> _What you will do_
Repeat exactly the lines running from the first line of the data to the line containing "from bokeh.core.properties import value", both ends included, and nothing else; drop the pictures.

########

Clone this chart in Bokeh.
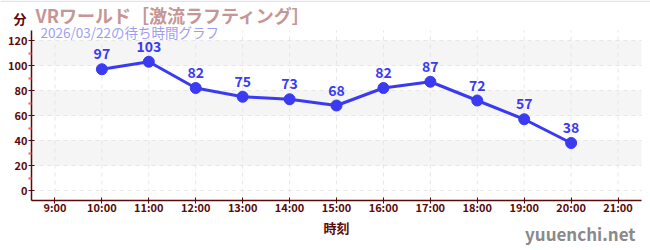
from bokeh.plotting import figure
from bokeh.models import ColumnDataSource, Label, Range1d, FixedTicker, BoxAnnotation
from bokeh.embed import file_html
from bokeh.resources import INLINE
from bokeh.core.properties import value

hours = [10, 11, 12, 13, 14, 15, 16, 17, 18, 19, 20]
waits = [97, 103, 82, 75, 73, 68, 82, 87, 72, 57, 38]
xticks = [9, 10, 11, 12, 13, 14, 15, 16, 17, 18, 19, 20, 21]
xtick_labels = {h: f"{h}:00" for h in xticks}
yticks = [0, 20, 40, 60, 80, 100, 120]
title_text = "VRワールド［激流ラフティング］"
subtitle_text = "2026/03/22の待ち時間グラフ"
unit_text = "分"
xlabel_text = "時刻"
watermark = "yuuenchi.net"

FONT = "Noto Sans CJK JP"
AXC = "#5a0a0a"
BLUE = "#3a3af2"

# plot area spans x 8.5..21.5 over px 31..641 and y -8..128 over px 200..30;
# the frame covers the whole 650x250 page so outside texts are not clipped
X0, X1, Y0, Y1 = 8.5, 21.5, -8, 128
kx = (X1 - X0) / 610.0
ky = (Y1 - Y0) / 170.0
p = figure(width=650, height=250, output_backend="svg", toolbar_location=None,
           x_range=Range1d(X0 - 31 * kx, X1 + 9 * kx),
           y_range=Range1d(Y0 - 50 * ky, Y1 + 30 * ky),
           min_border=0)
p.outline_line_color = None
p.background_fill_color = "white"
p.border_fill_color = "white"
p.xgrid.visible = False
p.ygrid.visible = False

for lo in [20, 60, 100]:
    p.add_layout(BoxAnnotation(left=X0, right=X1, bottom=lo, top=lo + 20,
                               fill_color="#f5f5f5", fill_alpha=1, line_color=None, level="underlay"))

# dashed grid lines limited to the plot area
p.segment(x0=xticks, x1=xticks, y0=[Y0] * len(xticks), y1=[Y1] * len(xticks),
          line_color="#e6e6e6", line_dash="4 4", line_width=1)
p.segment(x0=[X0] * len(yticks), x1=[X1] * len(yticks), y0=yticks, y1=yticks,
          line_color="#e6e6e6", line_dash="4 4", line_width=1)

p.xaxis.fixed_location = Y0
p.xaxis.bounds = (X0, X1)
p.yaxis.fixed_location = X0
p.yaxis.bounds = (Y0, Y1)
p.xaxis.ticker = FixedTicker(ticks=xticks)
p.xaxis.major_label_overrides = xtick_labels
p.yaxis.ticker = FixedTicker(ticks=yticks, minor_ticks=[10, 30, 50, 70, 90, 110])
for ax in (p.xaxis, p.yaxis):
    ax.axis_line_color = AXC
    ax.axis_line_width = 1.5
    ax.major_tick_line_color = AXC
    ax.major_tick_in = 3
    ax.major_tick_out = 3
    ax.major_label_text_color = AXC
    ax.major_label_text_font = FONT
    ax.major_label_text_font_style = "bold"
    ax.major_label_text_font_size = "11px"
    ax.major_label_standoff = 1
p.xaxis.major_label_standoff = -5
p.xaxis.minor_tick_line_color = None
p.yaxis.minor_tick_line_color = "#ff6060"
p.yaxis.minor_tick_in = 0
p.yaxis.minor_tick_out = 3
p.yaxis.minor_tick_line_width = 2
p.xaxis.axis_label = xlabel_text
p.xaxis.axis_label_text_color = AXC
p.xaxis.axis_label_text_font = FONT
p.xaxis.axis_label_text_font_style = "bold"
p.xaxis.axis_label_text_font_size = "13px"
p.xaxis.axis_label_standoff = 0

src = ColumnDataSource(dict(x=hours, y=waits, t=[str(v) for v in waits]))
p.line("x", "y", source=src, line_color=BLUE, line_width=3)
p.scatter("x", "y", source=src, size=11, fill_color=BLUE, line_color=BLUE)
p.text("x", "y", text="t", source=src, text_font=value(FONT), text_font_style="bold",
       text_font_size="14px", text_color=BLUE, text_align="center", text_baseline="bottom",
       y_offset=-10)

# canvas units: measured from the page's top-left corner
def clabel(x, y, text, **kw):
    p.add_layout(Label(x=x, y=y, x_units="canvas", y_units="canvas", text=text,
                       text_font=FONT, text_baseline="middle", **kw))

clabel(13, 18, unit_text, text_font_style="bold", text_font_size="13px", text_color=AXC)
clabel(35, 14, title_text, text_font_style="bold", text_font_size="18px", text_color="#c69696")
clabel(40, 31, subtitle_text, text_font_size="13.5px", text_color="#9e9ef0")
clabel(635, 233, watermark, text_font_style="bold", text_font_size="17px", text_color="#8a8a8a", text_align="right")

# thin lavender line across the top of the page
p.add_layout(BoxAnnotation(left=0, right=650, top=0, bottom=1.5,
                           left_units="canvas", right_units="canvas", top_units="canvas", bottom_units="canvas",
                           fill_color="#e2e2f8", fill_alpha=1, line_color=None, level="overlay"))

open("out.html", "w").write(file_html(p, INLINE))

########

> _Complete output_
Clone this chart in Bokeh.
from bokeh.plotting import figure
from bokeh.models import ColumnDataSource, Label, Range1d, FixedTicker, BoxAnnotation
from bokeh.embed import file_html
from bokeh.resources import INLINE
from bokeh.core.properties import value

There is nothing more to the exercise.